Hosta lovers hate to find slugs and snails feeding on their plants.
Hostas grow in a rich, woodsy soil, but these moisture-loving pests enjoy the same conditions and chew holes in the leaves, which can leave a hosta plant looking tattered. These garden pests also feed on the foliage of other flowering plants, including delphiniums and dahlias.
Snail and slug habits
Snails chew hosta leaves
These pests are most active at night and on cloudy or foggy days. On sunny days they hide in spots out of the heat and light.
Their damage can be particularly noticeable during seasons in which there’s more rain than normal.
When choosing hostas,
go for resistance
Choose resistant hosta cultivars. Hostas described on nursery tags as slug proof, resistant, or as having “good substance” – thick, dense leaves with a good waxy coating are a good bet. As luck would have it, these tend to be the most desirable and attractive cultivars.
Blue leafed hostas tend to be resistant. Try H. sieboldiana ‘Elegans’, ‘Krossa Regal’, ‘Love Pat’, ‘Blue Moon’, ‘Blue Angel’, ‘Blue Umbrellas’ and ‘Halcyon’. In the gold varieties, try ‘Gold Edger’ and ‘Sum and Substance’; in the green ones, look for ‘Invincible’ and Hosta tardiflora, and in the variegated hostas, try ‘Reversed’ and ‘Shade Fanfare’ or ‘Grand Master’.
Effective slug control measures
You’ll get the best control of these pests with a combination of the methods listed here:
Set traps where the pests hide during the day. Boards, stones or orange peels can be used. Then check the traps regularly and remove pests hiding there.
Beer set into the ground in a container will attract and drown these pests. Use a container about 4 or 5 inches deep, dug into the ground so that the top is even with the surface of the soil. Fill with beer to within an inch of the top so slugs have to extend to reach it, which causes them to fall in and drown.
Diatomaceous earth is effective. This natural substance consists of fossilized skeletons of marine and fresh water organisms crushed into a powder of tiny glass-like pieces. When these slimey pests get it on their bodies, they lose water rapidly, and dry up and die. It also repels them because they try to avoid contact. This must be reapplied after every rainfall.
Commercial baits are available. The older types had to be used with extreme caution as they contained metaldehyde, which ia dangerous to birds, pets and even small children.
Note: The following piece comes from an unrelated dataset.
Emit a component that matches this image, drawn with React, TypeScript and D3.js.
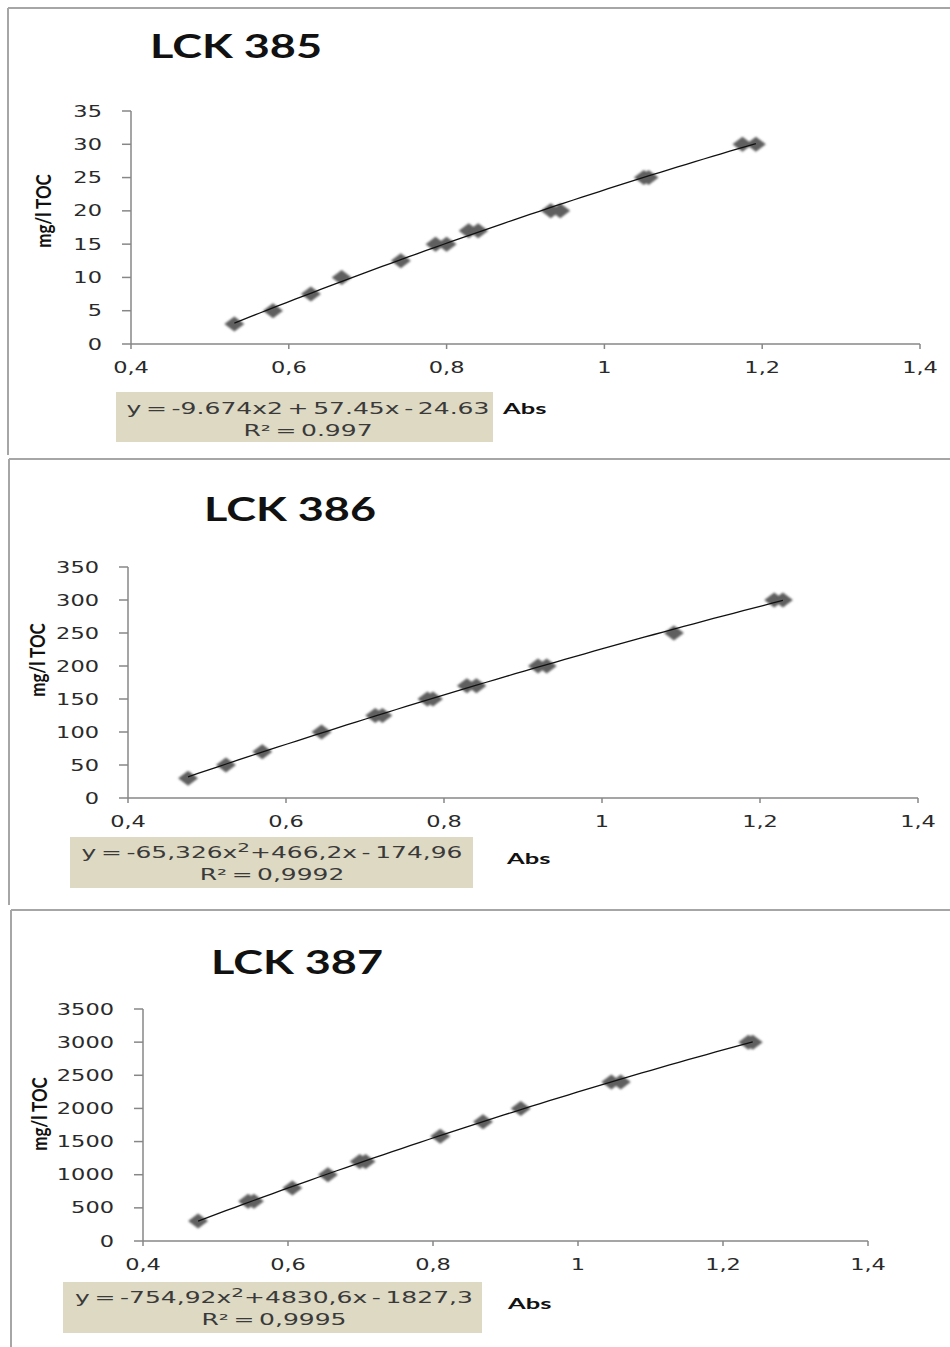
import { useEffect, useRef } from "react";
import * as d3 from "d3";

// calibration series (absorbance vs mg/l TOC)
const titles = ["LCK 385", "LCK 386", "LCK 387"];

const abs385 = [0.531, 0.58, 0.628, 0.667, 0.742, 0.786, 0.8, 0.828, 0.84, 0.932, 0.944, 1.05, 1.056, 1.175, 1.192];
const toc385 = [3, 5, 7.5, 10, 12.5, 15, 15, 17, 17, 20, 20, 25, 25, 30, 30];

const abs386 = [0.476, 0.524, 0.57, 0.645, 0.713, 0.722, 0.779, 0.786, 0.829, 0.841, 0.919, 0.93, 1.091, 1.218, 1.229];
const toc386 = [30, 50, 70, 100, 125, 125, 150, 150, 170, 170, 200, 200, 250, 300, 300];

const abs387 = [0.476, 0.545, 0.553, 0.606, 0.655, 0.699, 0.707, 0.81, 0.869, 0.921, 1.046, 1.059, 1.235, 1.241];
const toc387 = [300, 600, 600, 800, 1000, 1200, 1200, 1580, 1800, 2000, 2400, 2400, 3000, 3000];

const yMax = [35, 350, 3500];
const yStep = [5, 50, 500];
const xTicks = [0.4, 0.6, 0.8, 1, 1.2, 1.4];

// trendline coefficients as shown in the equation boxes (a*x^2 + b*x + c)
const fitCoef = [
  [-9.674, 57.45, -24.63],
  [-65.326, 466.2, -174.96],
  [-754.92, 4830.6, -1827.3],
];
const eqLine1 = [
  ["y = -9.674x2 + 57.45x - 24.63"],
  ["y = -65,326x", "2", "+466,2x - 174,96"],
  ["y = -754,92x", "2", "+4830,6x - 1827,3"],
];
const eqLine2 = ["R² = 0.997", "R² = 0,9992", "R² = 0,9995"];
const yLabel = "mg/l TOC";
const xLabel = "Abs";

// page geometry of the three pasted charts
const layout = [
  { top: 8, left: 8, bottom: 455, x0: 131, x1: 920, yTop: 111, yBot: 344, titleX: 150, titleY: 58, titleW: 172, labX: 43, labY: 211, box: [116, 392, 377, 50], eqCx: 308, eqW: 363, eqY: 414, absX: 503 },
  { top: 459, left: 9, bottom: 905, x0: 128, x1: 918, yTop: 567, yBot: 798, titleX: 204, titleY: 521, titleW: 172, labX: 37, labY: 660, box: [70, 837, 403, 51], eqCx: 272, eqW: 381, eqY: 858, absX: 507 },
  { top: 910, left: 11, bottom: 1347, x0: 143, x1: 868, yTop: 1009, yBot: 1241, titleX: 211, titleY: 974, titleW: 172, labX: 39, labY: 1114, box: [63, 1282, 419, 51], eqCx: 274, eqW: 398, eqY: 1303, absX: 508 },
];

const SX = 1.5; // the source screenshot is stretched horizontally
const TICK_FONT = "'DejaVu Sans', Verdana, sans-serif";
const TITLE_FONT = "Lato, 'Open Sans', sans-serif";

export default function App() {
  const svgRef = useRef<SVGSVGElement>(null);

  useEffect(() => {
    if (!svgRef.current) return;
    const svg = d3.select(svgRef.current);
    svg.selectAll("*").remove();

    const defs = svg.append("defs");
    defs
      .append("filter")
      .attr("id", "soft")
      .attr("x", "-20%")
      .attr("y", "-20%")
      .attr("width", "140%")
      .attr("height", "140%")
      .append("feGaussianBlur")
      .attr("stdDeviation", 0.8);

    const series = [
      { abs: abs385, toc: toc385 },
      { abs: abs386, toc: toc386 },
      { abs: abs387, toc: toc387 },
    ];

    series.forEach((s, i) => {
      const L = layout[i];
      const g = svg.append("g");

      // frame lines of the pasted chart
      g.append("line")
        .attr("x1", L.left).attr("x2", 950)
        .attr("y1", L.top).attr("y2", L.top)
        .attr("stroke", "#a6a6a6").attr("stroke-width", 2);
      g.append("line")
        .attr("x1", L.left).attr("x2", L.left)
        .attr("y1", L.top).attr("y2", L.bottom)
        .attr("stroke", "#a6a6a6").attr("stroke-width", 2);

      const x = d3.scaleLinear().domain([0.4, 1.4]).range([L.x0, L.x1]);
      const y = d3.scaleLinear().domain([0, yMax[i]]).range([L.yBot, L.yTop]);
      const yTicks = d3.range(0, yMax[i] + yStep[i] / 2, yStep[i]);

      // title
      g.append("text")
        .attr("x", L.titleX)
        .attr("y", L.titleY)
        .attr("font-family", TITLE_FONT)
        .attr("font-weight", "700")
        .attr("font-size", 32)
        .attr("fill", "#111")
        .attr("textLength", L.titleW)
        .attr("lengthAdjust", "spacingAndGlyphs")
        .text(titles[i]);

      // axes
      const axisColor = "#878787";
      g.append("line")
        .attr("x1", L.x0).attr("x2", L.x0)
        .attr("y1", y(yMax[i])).attr("y2", y(0))
        .attr("stroke", axisColor).attr("stroke-width", 1.5);
      g.append("line")
        .attr("x1", x(0.4)).attr("x2", x(1.4))
        .attr("y1", y(0)).attr("y2", y(0))
        .attr("stroke", axisColor).attr("stroke-width", 1.5);

      yTicks.forEach((t) => {
        g.append("line")
          .attr("x1", L.x0 - 9).attr("x2", L.x0)
          .attr("y1", y(t)).attr("y2", y(t))
          .attr("stroke", axisColor).attr("stroke-width", 1.5);
        g.append("text")
          .attr("transform", `translate(${L.x0 - 29},${y(t) + 5.5}) scale(${SX},1)`)
          .attr("text-anchor", "end")
          .attr("font-family", TICK_FONT)
          .attr("font-size", 15)
          .attr("fill", "#2a2a2a")
          .text(String(t));
      });

      xTicks.forEach((t) => {
        g.append("line")
          .attr("x1", x(t)).attr("x2", x(t))
          .attr("y1", y(0)).attr("y2", y(0) + 5)
          .attr("stroke", axisColor).attr("stroke-width", 1.5);
        g.append("text")
          .attr("transform", `translate(${x(t)},${y(0) + 29}) scale(${SX},1)`)
          .attr("text-anchor", "middle")
          .attr("font-family", TICK_FONT)
          .attr("font-size", 15)
          .attr("fill", "#2a2a2a")
          .text(String(t).replace(".", ","));
      });

      // y axis title
      g.append("text")
        .attr("transform", `translate(${L.labX},${L.labY}) scale(1.2,1) rotate(-90)`)
        .attr("text-anchor", "middle")
        .attr("dominant-baseline", "central")
        .attr("font-family", TITLE_FONT)
        .attr("font-weight", "700")
        .attr("font-size", 17)
        .attr("fill", "#111")
        .text(yLabel);

      // data markers
      const pts = s.abs.map((a, k) => ({ a, c: s.toc[k] }));
      const hw = 10;
      const hh = 7.5;
      g.append("g")
        .attr("filter", "url(#soft)")
        .selectAll("path")
        .data(pts)
        .enter()
        .append("path")
        .attr("d", (d) => {
          const cx = x(d.a);
          const cy = y(d.c);
          return `M${cx - hw},${cy}L${cx},${cy - hh}L${cx + hw},${cy}L${cx},${cy + hh}Z`;
        })
        .attr("fill", "#5e5e5e");

      // polynomial trendline from the shown coefficients
      const [a2, a1, a0] = fitCoef[i];
      const [xmin, xmax] = d3.extent(s.abs) as [number, number];
      const xs = d3.range(0, 61).map((k) => xmin + ((xmax - xmin) * k) / 60);
      const line = d3
        .line<number>()
        .x((v) => x(v))
        .y((v) => y(a2 * v * v + a1 * v + a0));
      g.append("path")
        .attr("d", line(xs))
        .attr("fill", "none")
        .attr("stroke", "#111")
        .attr("stroke-width", 1.3);

      // equation box
      const [bx, by, bw, bh] = L.box;
      g.append("rect")
        .attr("x", bx).attr("y", by)
        .attr("width", bw).attr("height", bh)
        .attr("fill", "#ddd9c3");

      const eq = g
        .append("text")
        .attr("text-anchor", "middle")
        .attr("font-family", TICK_FONT)
        .attr("font-size", 15)
        .attr("word-spacing", -2)
        .attr("fill", "#3a3a3a");
      const parts = eqLine1[i];
      eq.append("tspan").text(parts[0]);
      if (parts.length > 1) {
        eq.append("tspan").attr("dy", -6).attr("font-size", 12).text(parts[1]);
        eq.append("tspan").attr("dy", 6).text(parts[2]);
      }
      const natural = (eq.node() as SVGTextElement).getComputedTextLength() || 1;
      const sx = L.eqW / natural;
      eq.attr("transform", `translate(${L.eqCx},${L.eqY}) scale(${sx},1)`);

      g.append("text")
        .attr("transform", `translate(${L.eqCx},${L.eqY + 22}) scale(${sx},1)`)
        .attr("text-anchor", "middle")
        .attr("font-family", TICK_FONT)
        .attr("font-size", 15)
        .attr("word-spacing", -2)
        .attr("fill", "#3a3a3a")
        .text(eqLine2[i]);

      // x axis title sits beside the box
      g.append("text")
        .attr("transform", `translate(${L.absX},${L.eqY + (i === 0 ? 0 : 6)}) scale(1.7,1)`)
        .attr("font-family", TITLE_FONT)
        .attr("font-weight", "700")
        .attr("font-size", 15)
        .attr("fill", "#111")
        .text(xLabel);
    });
  }, []);

  return (
    <svg
      ref={svgRef}
      width={950}
      height={1347}
      style={{ position: "absolute", left: 0, top: 0, background: "#fff" }}
    />
  );
}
There are now safer controls using iron phosphate, sold under names such as Sluggo and Safer’s Slug Bait, that will not harm birds, pets or wildlife and are safe for the environment.
Put the bait in place (following package instructions as to the amount to use) early in the season when the foliage is just starting to emerge. Set it in moist dark areas where the pests like to hide.
Avoid watering your garden in the late afternoon or evening, so your plants and the ground have a chance to dry out before dark. Switching from watering by sprinkler to drip irrigation or soaker hoses can reduce humidity and moist surfaces, making your garden less attractive to these pests.
Diluted ammonia before hostas leaf out is a homemade control that many hosta lovers swear by. Fill a spray bottle with one part ammonia to nine parts water, and spray the plants and the soil around them (where eggs have been laid). Do this very early in spring just before the hostas begin to leaf out, and don’t use when leaves are growing, as it could potentially damage them.
Some gardeners swear by copper strips. Dagmar Lynch of North Vancouver wrote in to say: “The garden centres are selling copper strips to place around plants. It ‘electrocutes’ the pests as they try to climb over the copper to get to your plants. Just place the copper around each plant, making sure there is no ‘bridge’ (leaf, soil, etc.) for the crawling pests to cross. I tried it last year around my dahlias and it really works!”